Thompson pressed fellow lawmakers to oppose the measure, and even testified twice on behalf of the wine industry at Judiciary Committee hearings.
“You can have the best soil, the best grapes, the best climate — like you are looking at out the window right now — and the best wine maker,” Thompson said, during an interview at his vineyard. “But if you can’t get the wine to the people who want it, it is all for naught.”
Mickey Edwards, a former House Republican from Oklahoma who now helps run training programs for young political leaders, said that Thompson was not the only farmer in Congress, pointing to Sen. Jon Tester, D-Mont., who grows barley, lentils and wheat on 1,800 acres. Ethics rules would not prohibit Thompson or others from voting on legislation that benefits their industry.
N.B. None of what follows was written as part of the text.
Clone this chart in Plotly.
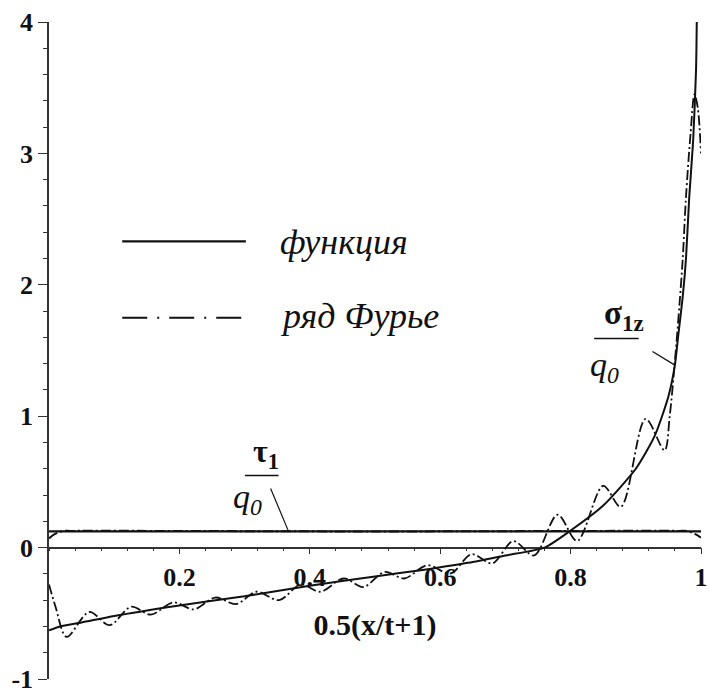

But House rules prohibit members from using their position for any personal financial benefit, and in particular urge caution when contacting a member of the executive branch on a matter that might personally benefit the lawmaker.
To comply with the rules, Edwards said, Thompson should not be calling the Treasury Department about the appellation issue because it affects his own vineyard.
“That is very questionable behavior, not something you would think most members would be comfortable doing,” said Edwards, who taught at Harvard Law School after leaving Congress. “It is a lack of good judgment, if nothing else.”
Thompson dismisses the criticism as unfounded. He will do anything to help the industry flourish, he said, because that is what his constituents expect of him.
“This is the lifeblood of the district I represent,” he said. “Every acre planted in grapes is another acre not planted in houses or strip malls.”